BBC One Wales
- Logo used since 2021.
- Country: United Kingdom
- Broadcast area: Wales
- Network: BBC One

Programming
- Picture format: 576i (16:9 SDTV) 1080i (16:9 HDTV)

Ownership
- Owner: BBC Cymru Wales
- Sister channels: BBC Two Wales

History
- Launched: 9 February 1964; 62 years ago
- Former names: BBC Cymru Wales (9 February 1964 – 5 September 1981) BBC Wales (6 September 1981 – 17 February 1985) BBC1 Wales (18 February 1985 – 15 February 1991) BBC Wales On 1 (16 February 1991 – 3 October 1997)

Availability

Terrestrial
- Freeview: Channel 1 Channel 101 (HD)

Streaming media
- FilmOn: Watch live (Wales)

= BBC One Wales =

Television channel

BBC One Wales is a Welsh free-to-air television channel owned and operated by BBC Cymru Wales. It is the Welsh variation of the UK-wide BBC One network and is broadcast from Central Square in Cardiff.

==History and operation==

Former BBC One Wales logo used from 2006 until 2021.

The first television signals in Wales came on 15 August 1952 from the newly constructed Wenvoe transmitter. The transmitter itself broadcast the national BBC Television service. Programming either for Wales or in the Welsh language was initially restricted. In 1956, a newsreel was broadcast at 6pm on the Wenvoe and adjacent Holme Moss and Sutton Coldfield transmitters, Tele-Newyddion, at 6pm, which at the time was during the period of the Toddlers' Truce which restricted television broadcasts between 6 and 7pm. Some of the items included in the bulletin were from a few weeks prior to production and broadcast. Wales would gain some significance when, in 1957, the BBC West region from Bristol was established including a daily five-minute news bulletin for Wales, followed five years later by the launch of the daily magazine programme, Wales Today.

The channel was launched on February 9, 1964 as BBC Cymru Wales. The channel was carried in the Wenvoe transmitter on VHF Band III channel 13 (214.75 MHz). The same transmitter had been carrying BBC West on channel 5 since 1952. In anticipation for the new service, a campaign with the slogan "Wales gets its very own TV service in 1964" aired, displaying the locations of the five transmitters to be used, as well as a minute-long animated information film about how to retune in South Wales, and about the problem of mountains blocking signals, which was being remedied by new transmitters. BBC Wales produced twelve hours per week of regional programming specifically for the new service, five in English and seven in Welsh. The service opted out from network BBC TV (BBC1 from April 1964) at more convenient times, with Welsh-language programming being promoted to new time slots.

From the inception of the new channel until 24-hour broadcasts began in November 1997, the channel played three bars of the Welsh anthem followed by the first bar of the British one at closedown over the channel ident.

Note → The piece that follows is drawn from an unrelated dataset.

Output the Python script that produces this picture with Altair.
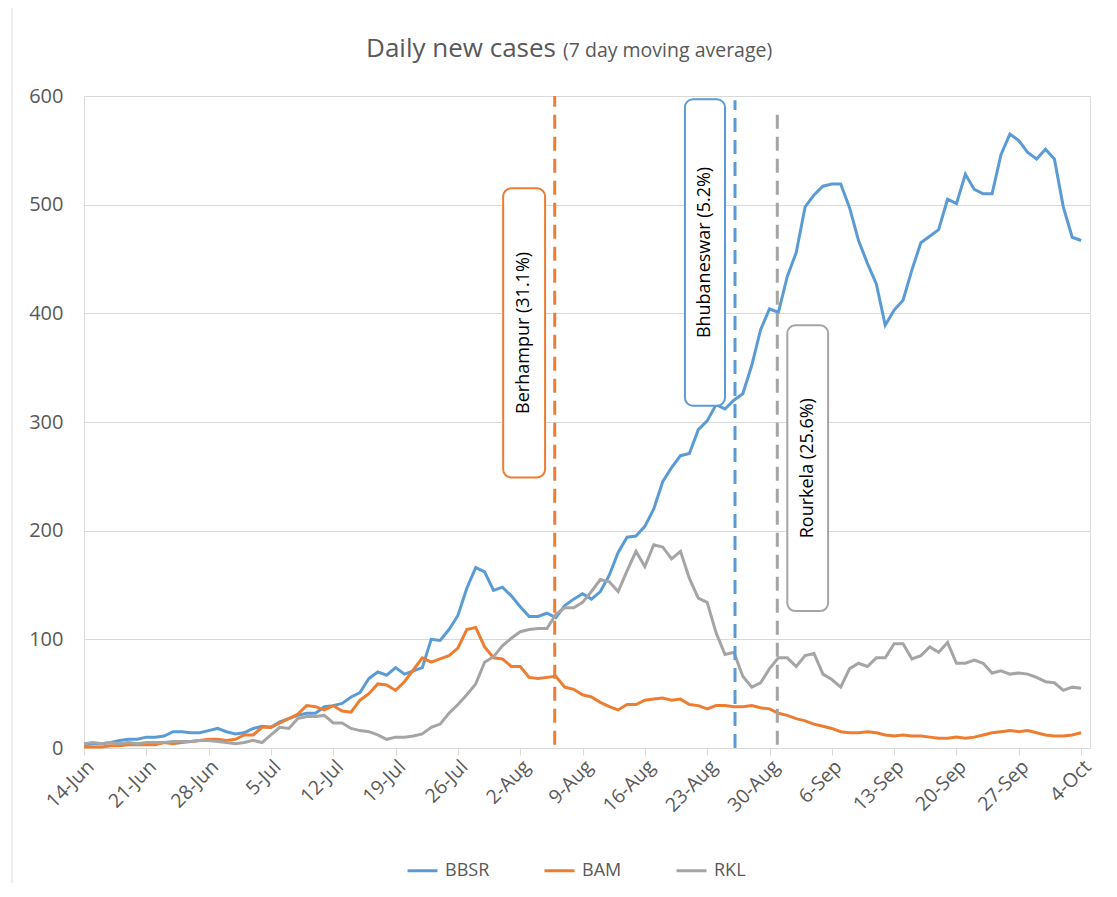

In 1966, BBC Cymru Wales' new headquarters at Broadcasting House in Cardiff opened (up until then, BBC Cymru Wales used several buildings in the Cardiff area) and the first colour broadcast for Wales followed in 1970. On 1 July 1969, the investiture of HRH the Prince of Wales was its largest outside coverage to date, with narration by Richard Baker and Emlyn Williams; its coverage amassed an estimated 500 million viewers around the world.

In April 1970, BBC Cymru Wales started 625-line broadcasts on channel 44, starting colour broadcasts on 9 July the same year; the first program being a report on the Llangollen International Eisteddfod. Pobol y Cwm premiered on this channel in October 1974. The 405-line service on channel 13 was shut down two years early, on 4 January 1983.

With the launch of S4C in 1982, and the increase in the number of hours of Welsh-language programming per week from seven to ten as consequence, as well as the move of all Welsh programmes to the new service, the channel was simply renamed BBC Wales. The move was welcomed by English speakers, who had complained about the constant presence of programmes in a language they did not understand for years.

Playout moved to the New Broadcasting House in July 2020, followed weeks later by Wales Today.

BBC One Wales broadcasts around three hours of non-news programmes for Wales each week alongside six hours a week of national news for Wales from BBC Wales Today.

BBC One Wales branding is utilised between 6 am and around 1 am each day with live continuity handled by a team of national announcer/directors.

A high-definition simulcast of BBC One Wales launched on 29 January 2013 on Freeview, Freesat, Sky and Virgin Media. On 10 December 2013, BBC One Wales HD was swapped with the SD channel on Sky's EPG for HD subscribers.